Sodium chloride, commonly known as table salt, produces a distinct and vibrant color when introduced to a flame. This phenomenon is a striking example of how chemical elements interact with energy, offering insights into their atomic structures.
The Signature Yellow-Orange Flame
When sodium chloride is introduced into a flame, it produces an unmistakable and intense yellow-orange color. This characteristic coloration is so pronounced that it is a common observation in chemistry demonstrations and analytical procedures. The bright yellow flame serves as a reliable indicator for the presence of sodium, even in very small quantities.
How Atoms Produce Light
Light production in a flame begins with energy transfer to atoms. When atoms are heated, their electrons absorb thermal energy, causing them to jump from lower to higher energy levels, a state known as excitation. These excited electrons quickly fall back to their original states, releasing absorbed energy as photons, or light. The specific color of emitted light depends on the energy released during this transition, corresponding to particular wavelengths in the visible spectrum.
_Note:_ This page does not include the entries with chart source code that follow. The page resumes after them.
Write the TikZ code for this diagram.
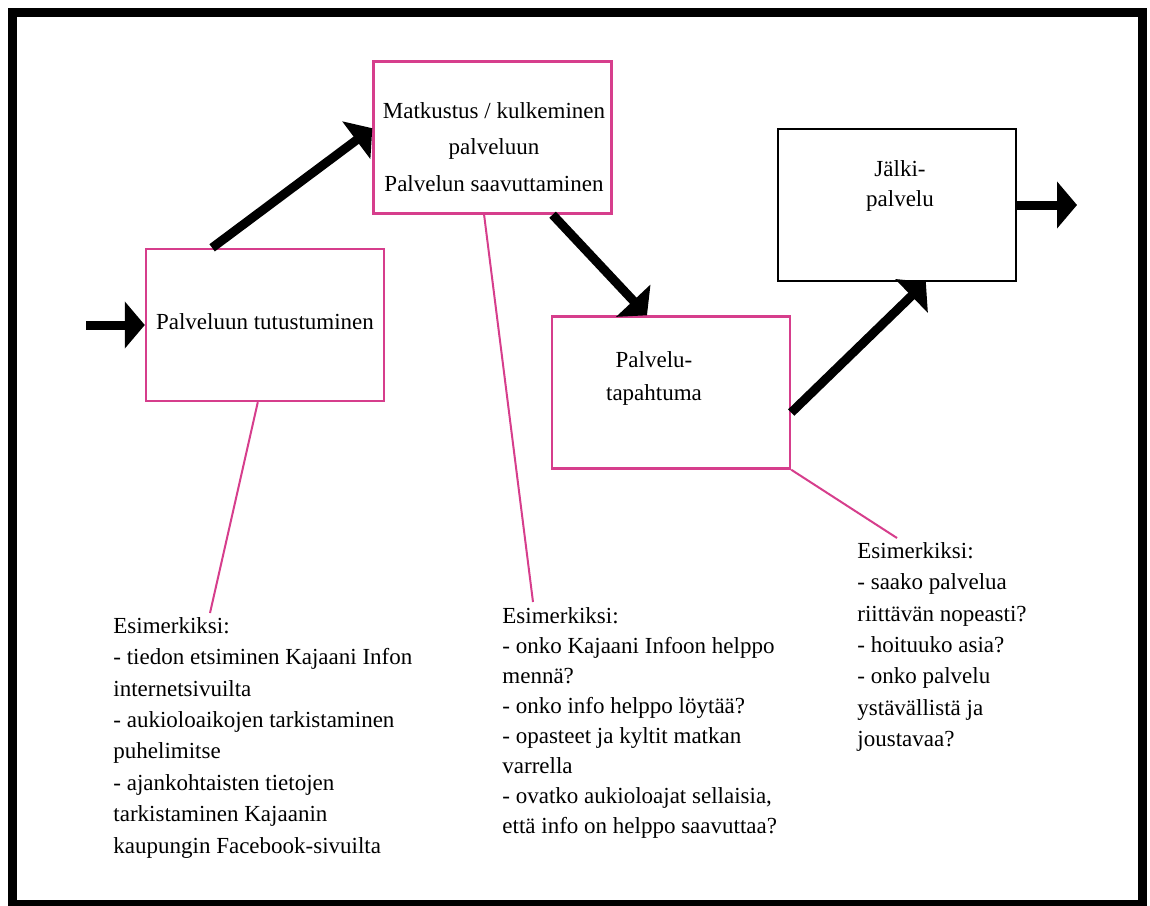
\documentclass[tikz,border=0pt]{standalone}
\usepackage{fontspec}
\setmainfont{Liberation Serif}
\usepackage{tikz}
\usetikzlibrary{arrows.meta,calc}
\definecolor{ruusu}{RGB}{214,62,140}

\begin{document}
\begin{tikzpicture}[x=0.5pt, y=-0.5pt,
            laatikko/.style = {shape=rectangle, draw=ruusu, line width=1.2pt,
                               minimum width=119pt, minimum height=76pt, inner sep=0pt},
            teksti/.style = {align=center, inner sep=0pt,
                             font=\fontsize{11.5}{16}\selectfont},
            esim/.style = {align=left, anchor=north west, inner sep=0pt,
                           font=\fontsize{11.5}{15.7}\selectfont},
            nuoli/.style = {line width=4.5pt, -{Triangle[length=10pt, width=23pt]}},
            viiva/.style = {draw=ruusu, line width=1pt}]
    \useasboundingbox (0,0) rectangle (1150,905);
    \draw[line width=4.5pt] (12,12) rectangle (1142,904);

    % vaiheet
    \node[laatikko] (tutustuminen) at (265,325) {};
    \node[laatikko] (matkustus) at (492.5,137.5) {};
    \node[laatikko] (tapahtuma) at (671,392.5) {};
    \node[laatikko, draw=black, line width=1pt] (jalki) at (897,205) {};

    \node[teksti] (t1) at (265,322) {Palveluun tutustuminen};
    \node[teksti, font=\fontsize{11.5}{18.3}\selectfont] (t2) at (494,147)
        {Matkustus / kulkeminen\\palveluun\\Palvelun saavuttaminen};
    \node[teksti, font=\fontsize{11.5}{16.5}\selectfont] (t3) at (654,378) {Palvelu-\\tapahtuma};
    \node[teksti, font=\fontsize{11.5}{15}\selectfont] (t4) at (900,186) {Jälki-\\palvelu};

    % esimerkit
    \node[esim] (esim1) at (113,617) {Esimerkiksi:\\- tiedon etsiminen Kajaani Infon\\internetsivuilta\\- aukioloaikojen tarkistaminen\\puhelimitse\\- ajankohtaisten tietojen\\tarkistaminen Kajaanin\\kaupungin Facebook-sivuilta};
    \node[esim, font=\fontsize{11.5}{15}\selectfont] (esim2) at (502,607) {Esimerkiksi:\\- onko Kajaani Infoon helppo\\mennä?\\- onko info helppo löytää?\\- opasteet ja kyltit matkan\\varrella\\- ovatko aukioloajat sellaisia,\\että info on helppo saavuttaa?};
    \node[esim] (esim3) at (857,542) {Esimerkiksi:\\- saako palvelua\\riittävän nopeasti?\\- hoituuko asia?\\- onko palvelu\\ystävällistä ja\\joustavaa?};

    \coordinate (alku) at (86,325);
    \coordinate (loppu) at (1077,205);
    \coordinate (p1) at (210,613);
    \coordinate (p2) at (533,602);
    \coordinate (p3) at (897,538);

    % nuolet
    \draw[nuoli] (alku) -- (tutustuminen.west);
    \draw[nuoli] ($(tutustuminen.north west)!0.28!(tutustuminen.north east)$) -- ($(matkustus.north west)!0.44!(matkustus.south west)$);
    \draw[nuoli] ($(matkustus.south west)!0.75!(matkustus.south east)$) -- ($(tapahtuma.north west)!0.40!(tapahtuma.north east)$);
    \draw[nuoli] ($(tapahtuma.north east)!0.63!(tapahtuma.south east)$) -- ($(jalki.south west)!0.62!(jalki.south east)$);
    \draw[nuoli] (jalki.east) -- (loppu);

    % viivat
    \draw[viiva] ($(tutustuminen.south west)!0.47!(tutustuminen.south east)$) -- (p1);
    \draw[viiva] ($(matkustus.south west)!0.465!(matkustus.south east)$) -- (p2);
    \draw[viiva] (tapahtuma.south east) -- (p3);
\end{tikzpicture}
\end{document}
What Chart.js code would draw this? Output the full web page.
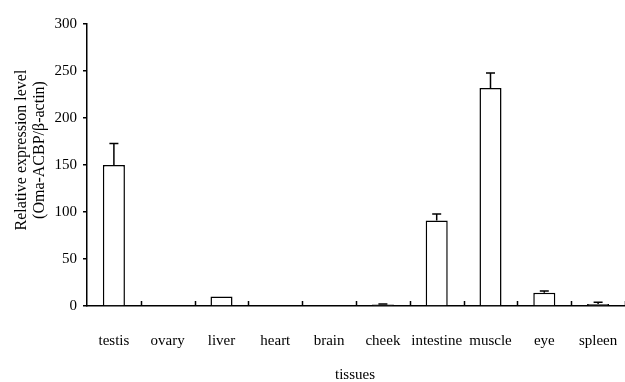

Sodium’s Unique Atomic Fingerprint
Each element possesses a unique arrangement of electrons within specific energy levels. For sodium, when its electrons are excited by the flame’s heat, they jump to higher energy orbitals. As these electrons return to their ground state, they emit photons with precise energy values. This energy release corresponds to light with a wavelength around 589 nanometers, which our eyes perceive as the familiar yellow-orange color. This distinct spectral signature allows for the identification of sodium atoms, even when combined with other elements like chlorine.
Beyond Pure Sodium Chloride
The flame color produced by sodium chloride is primarily due to the sodium atoms, and this yellow-orange hue will appear regardless of the specific sodium compound used. However, the presence of other elements can influence the observed flame color. If impurities are present alongside sodium, their colors might be masked. Sodium’s emission is particularly intense, meaning even trace amounts of sodium contamination can overpower and obscure the colors produced by other elements in a flame test. To observe other flame colors more clearly when sodium is present, chemists sometimes view the flame through a cobalt blue glass, which filters out the strong yellow light of sodium.
Real-World Uses of Flame Colors
Characteristic flame colors have several practical applications. In analytical chemistry, flame tests identify metal ions in a sample based on the color they impart to a flame, providing a quick preliminary analysis. Flame colors are also utilized in pyrotechnics, where different metal salts produce vibrant reds, blues, greens, and yellows in fireworks displays. Additionally, the intense yellow light from excited sodium atoms is harnessed in sodium vapor lamps, commonly used for street lighting due to their energy efficiency and characteristic bright illumination.